When Egyptologists discover the tomb of Prince Ra, an American entrepreneur immediately insists on shipping everything inside the tomb to England to go on tour for public display. Back in England, someone with other ideas awakens the mummy guardian and sends it to kill those who desecrated the tomb.
Like Universal did before them, Hammer churned out countless sequels to their three popular re-workings: The Curse of Frankenstein, The Horror of Dracula and The Mummy. However, the Frankenstein and Dracula sequels were lucky in that most of them featured at least one of Hammer's two top stars - Peter Cushing and Christopher Lee - in them to boost their popularity. Unfortunately for some reason, the Mummy series was given the short end of the stick and had their budgets clearly reduced and their star power severely restricted. Neither Cushing nor Lee would appear in any of the sequels, handing the ball over to solid actors who were dependable but who weren't the company's top drawing stars and not marketable enough to get the audiences flocking back. As a result, the drop in quality between the 1959 original and this first sequel is staggering.
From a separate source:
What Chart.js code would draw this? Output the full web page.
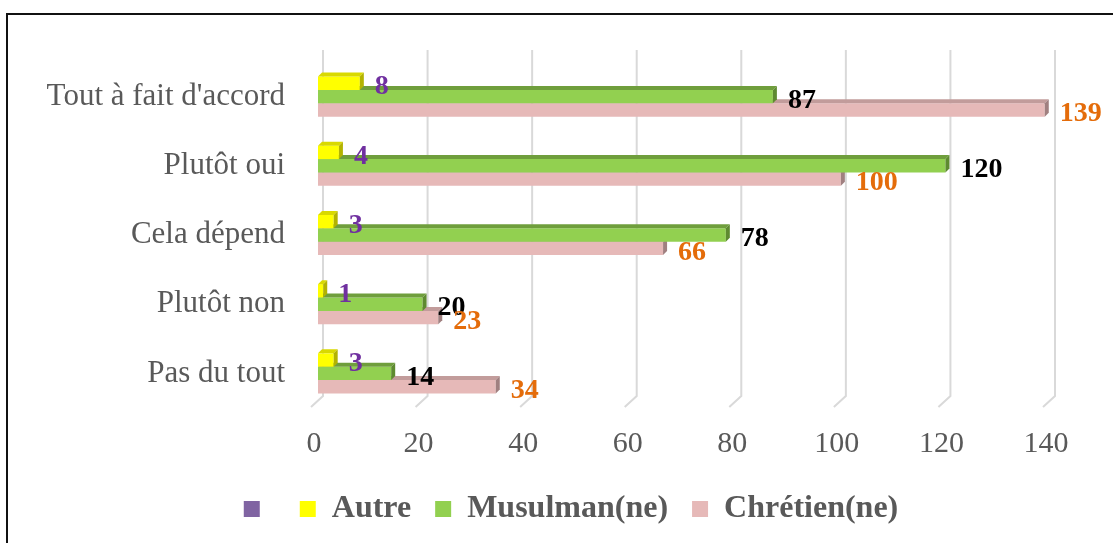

Typical of an old fashioned mummy flick, The Curse of the Mummy's Tomb is slow-moving and takes a while to get going before picking up in the second act. But like all of the Universal mummy films before it and many of the mummy films after it, how much originality can you add to the story? They all involve people desecrating a tomb and then being punished for it by a mummy later in the film. This is no exception at all and it takes a long time for the "curse" to finally kick in and the mummy to awaken.
Until then we're given very little to keep us engrossed, save for an interesting opening where a man gets his hand cut off in gruesome detail. The first half is rather talky, plodding and the attempts to make us care about secondary plots are to no avail. However once the mummy's sarcophagus is opened, the film does pick up steam quickly. Characters are bludgeoned to death, blood spilt and in the film's most memorable scene, the mummy crushes the head of an unlucky Egyptian beneath his huge foot. There's no visual squishing but the sound effect is rather icky and gives you the exact mental image of what just happened.
The mummy isn't the greatest looking creation - the make-up is pretty shoddy and the suit looks rather bulky. It moves slowly as one would expect and it at least comes off as menacing when it needs to. Stuntman Dickie Owen lacks the sheer physical presence and sympathy of Christopher Lee's mummy in the 1959 version but is least serviceable enough to carry the role through as a brutish monster as opposed to a forlorn lover.
Director Michael Carreras only helmed a handful of Hammer films (including the utterly bonkers The Lost Continent) and you can tell that he's not used to the big chair. The direction is pedestrian and he is unable to inject any sort of life or pace into proceedings. He struggles hard to capture the traditional Gothic Hammer atmosphere at a time in their history when they could really do no wrong. Not only that but he wrote the film and produced it so the blame for this failure can be laid squarely on his front door.
The leads are really disappointing but the script does them no favours. Ronald Howard tries his best as the young hero but seems out of his depth and Jeanne Roland amply fills out a variety of low cut dresses (her performance is even dubbed, it must have been that bad. It's up to veteran Jack Gwillim to try and instill some sort of authenticity and believability in his short-lived role as Egyptologist Sir Giles. It's a pity that his character is soon turned into a buffoon and drunk and literally kicked to the sidelines until the time comes when he's needed to die a horrible death. Michael Ripper, a regular Hammer character actor, pops up as an Arab (a role which is very non-politically correct nowadays as he's covered in face paint!).
The Curse of the Mummy's Tomb is arguably one of Hammer's most pedestrian efforts. It's harmless throwaway horror which sticks closely to the mummy flick formula but the title monster arrives a little too late on the scene to stop the rot. The lack of big "Hammer power" really damages this and it could have used someone more accomplished either in front of or behind the camera to steady the ship.